* _REQUIREMENT_: Copy out every line exactly, passing over the pictures.

□ □ □ □ □ □ □

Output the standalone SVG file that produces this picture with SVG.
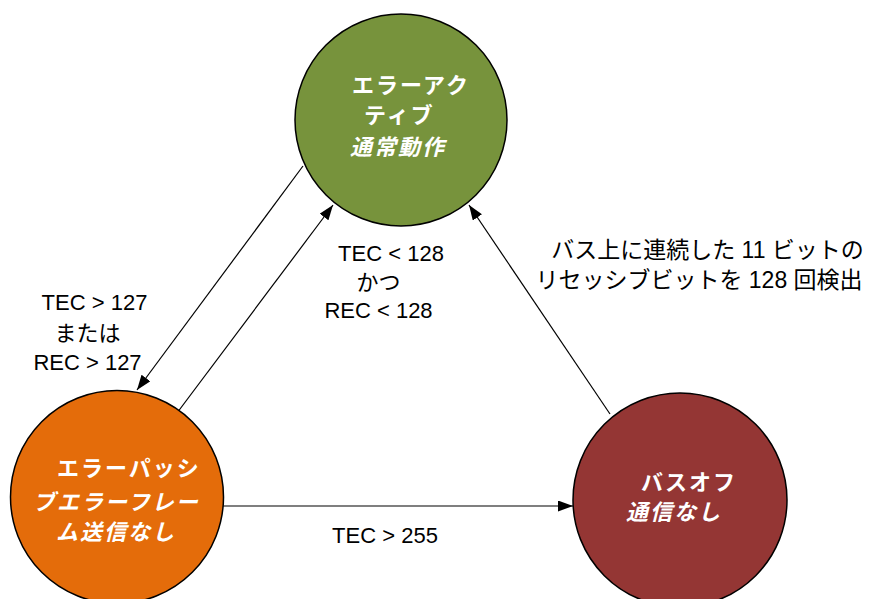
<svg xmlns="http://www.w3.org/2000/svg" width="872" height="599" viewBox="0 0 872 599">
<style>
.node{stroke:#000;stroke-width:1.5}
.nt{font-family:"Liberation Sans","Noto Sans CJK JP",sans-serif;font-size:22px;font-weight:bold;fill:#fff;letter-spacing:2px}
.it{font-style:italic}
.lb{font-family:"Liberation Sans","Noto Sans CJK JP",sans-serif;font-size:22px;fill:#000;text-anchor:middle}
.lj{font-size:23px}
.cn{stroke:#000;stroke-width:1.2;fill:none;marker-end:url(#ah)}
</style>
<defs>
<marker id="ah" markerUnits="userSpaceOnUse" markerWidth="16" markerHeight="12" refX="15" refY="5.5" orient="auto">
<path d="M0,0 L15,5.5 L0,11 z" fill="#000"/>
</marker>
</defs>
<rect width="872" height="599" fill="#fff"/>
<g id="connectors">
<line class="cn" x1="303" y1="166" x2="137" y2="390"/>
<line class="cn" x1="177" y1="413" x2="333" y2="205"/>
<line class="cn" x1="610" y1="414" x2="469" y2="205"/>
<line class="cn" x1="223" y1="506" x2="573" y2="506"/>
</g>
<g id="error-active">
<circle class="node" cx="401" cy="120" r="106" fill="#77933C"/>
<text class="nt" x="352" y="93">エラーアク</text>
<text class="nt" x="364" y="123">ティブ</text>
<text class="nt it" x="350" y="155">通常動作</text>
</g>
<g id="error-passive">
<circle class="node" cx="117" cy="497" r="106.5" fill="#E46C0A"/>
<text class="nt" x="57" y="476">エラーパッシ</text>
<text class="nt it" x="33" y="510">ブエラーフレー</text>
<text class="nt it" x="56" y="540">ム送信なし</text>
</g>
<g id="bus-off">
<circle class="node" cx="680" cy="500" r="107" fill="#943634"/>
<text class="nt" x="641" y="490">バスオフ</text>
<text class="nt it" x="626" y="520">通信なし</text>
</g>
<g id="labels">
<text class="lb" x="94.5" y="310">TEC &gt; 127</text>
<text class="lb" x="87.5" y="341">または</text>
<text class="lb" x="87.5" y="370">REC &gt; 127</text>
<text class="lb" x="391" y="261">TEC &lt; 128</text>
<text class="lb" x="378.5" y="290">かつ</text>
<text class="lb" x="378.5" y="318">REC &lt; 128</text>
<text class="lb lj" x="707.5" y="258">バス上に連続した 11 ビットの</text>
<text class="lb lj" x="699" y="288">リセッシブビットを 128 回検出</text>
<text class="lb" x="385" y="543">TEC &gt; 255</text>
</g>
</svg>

□ □ □ □ □ □ □

* _ANSWER TO THIS EXERCISE_:
Output the standalone SVG file that produces this picture with SVG.
<svg xmlns="http://www.w3.org/2000/svg" width="872" height="599" viewBox="0 0 872 599">
<style>
.node{stroke:#000;stroke-width:1.5}
.nt{font-family:"Liberation Sans","Noto Sans CJK JP",sans-serif;font-size:22px;font-weight:bold;fill:#fff;letter-spacing:2px}
.it{font-style:italic}
.lb{font-family:"Liberation Sans","Noto Sans CJK JP",sans-serif;font-size:22px;fill:#000;text-anchor:middle}
.lj{font-size:23px}
.cn{stroke:#000;stroke-width:1.2;fill:none;marker-end:url(#ah)}
</style>
<defs>
<marker id="ah" markerUnits="userSpaceOnUse" markerWidth="16" markerHeight="12" refX="15" refY="5.5" orient="auto">
<path d="M0,0 L15,5.5 L0,11 z" fill="#000"/>
</marker>
</defs>
<rect width="872" height="599" fill="#fff"/>
<g id="connectors">
<line class="cn" x1="303" y1="166" x2="137" y2="390"/>
<line class="cn" x1="177" y1="413" x2="333" y2="205"/>
<line class="cn" x1="610" y1="414" x2="469" y2="205"/>
<line class="cn" x1="223" y1="506" x2="573" y2="506"/>
</g>
<g id="error-active">
<circle class="node" cx="401" cy="120" r="106" fill="#77933C"/>
<text class="nt" x="352" y="93">エラーアク</text>
<text class="nt" x="364" y="123">ティブ</text>
<text class="nt it" x="350" y="155">通常動作</text>
</g>
<g id="error-passive">
<circle class="node" cx="117" cy="497" r="106.5" fill="#E46C0A"/>
<text class="nt" x="57" y="476">エラーパッシ</text>
<text class="nt it" x="33" y="510">ブエラーフレー</text>
<text class="nt it" x="56" y="540">ム送信なし</text>
</g>
<g id="bus-off">
<circle class="node" cx="680" cy="500" r="107" fill="#943634"/>
<text class="nt" x="641" y="490">バスオフ</text>
<text class="nt it" x="626" y="520">通信なし</text>
</g>
<g id="labels">
<text class="lb" x="94.5" y="310">TEC &gt; 127</text>
<text class="lb" x="87.5" y="341">または</text>
<text class="lb" x="87.5" y="370">REC &gt; 127</text>
<text class="lb" x="391" y="261">TEC &lt; 128</text>
<text class="lb" x="378.5" y="290">かつ</text>
<text class="lb" x="378.5" y="318">REC &lt; 128</text>
<text class="lb lj" x="707.5" y="258">バス上に連続した 11 ビットの</text>
<text class="lb lj" x="699" y="288">リセッシブビットを 128 回検出</text>
<text class="lb" x="385" y="543">TEC &gt; 255</text>
</g>
</svg>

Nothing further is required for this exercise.